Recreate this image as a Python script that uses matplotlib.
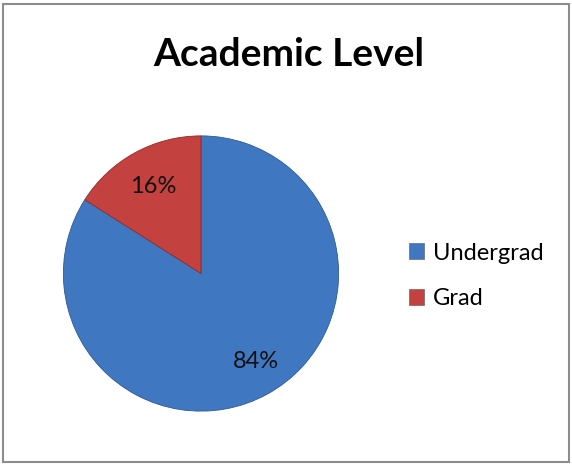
import matplotlib
matplotlib.use("Agg")
import matplotlib.pyplot as plt
from matplotlib.patches import Rectangle

categories = ["Undergrad", "Grad"]
values = [84, 16]
colors = ["#3F78C0", "#C3413E"]
title = "Academic Level"

plt.rcParams['font.family'] = ['Lato', 'DejaVu Sans']

fig = plt.figure(figsize=(5.72, 4.66), dpi=100)
fig.patch.set_facecolor('white')

# border
fig.add_artist(Rectangle((3/572, 4/466), 566/572, 458/466, transform=fig.transFigure,
                         fill=False, edgecolor='#8C8C8C', linewidth=1.5))

cx, cy, r = 201, 273.5, 139
ax = fig.add_axes([(cx - r)/572, (466 - cy - r)/466, 2*r/572, 2*r/466])
wedges, texts, autotexts = ax.pie(values, colors=colors, startangle=90, counterclock=False,
                                  autopct='%d%%', pctdistance=0.72, radius=1,
                                  wedgeprops=dict(edgecolor='#2E5A8F', linewidth=0.6),
                                  textprops=dict(fontsize=17, color='#111111'))
wedges[1].set_edgecolor('#8E2C2A')
x0, y0 = autotexts[0].get_position()
autotexts[0].set_position((x0 + 0.05, y0 - 0.01))
ax.set_xlim(-1.01, 1.01)
ax.set_ylim(-1.01, 1.01)
ax.set_aspect('equal')
ax.axis('off')

fig.text(289/572, 1 - 55/466, title, ha='center', va='center', fontsize=28, fontweight='bold')

handles = [Rectangle((0, 0), 1, 1, facecolor=c, edgecolor='#555555', linewidth=0.4) for c in colors]
leg = fig.legend(handles, categories, loc='center left', bbox_to_anchor=(409/572, 1 - 276/466),
                 frameon=False, fontsize=17, handlelength=0.65, handleheight=0.65,
                 handletextpad=0.35, labelspacing=1.05, borderaxespad=0, borderpad=0)

fig.savefig("out.png", dpi=100)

Work to be completed.
Write out nothing but the lines from the start of the data through the line with "fill=False, edgecolor='#8C8C8C', linewidth=1.5))". Leave out the pictures.

Solution for this task.
Recreate this image as a Python script that uses matplotlib.
import matplotlib
matplotlib.use("Agg")
import matplotlib.pyplot as plt
from matplotlib.patches import Rectangle

categories = ["Undergrad", "Grad"]
values = [84, 16]
colors = ["#3F78C0", "#C3413E"]
title = "Academic Level"

plt.rcParams['font.family'] = ['Lato', 'DejaVu Sans']

fig = plt.figure(figsize=(5.72, 4.66), dpi=100)
fig.patch.set_facecolor('white')

# border
fig.add_artist(Rectangle((3/572, 4/466), 566/572, 458/466, transform=fig.transFigure,
                         fill=False, edgecolor='#8C8C8C', linewidth=1.5))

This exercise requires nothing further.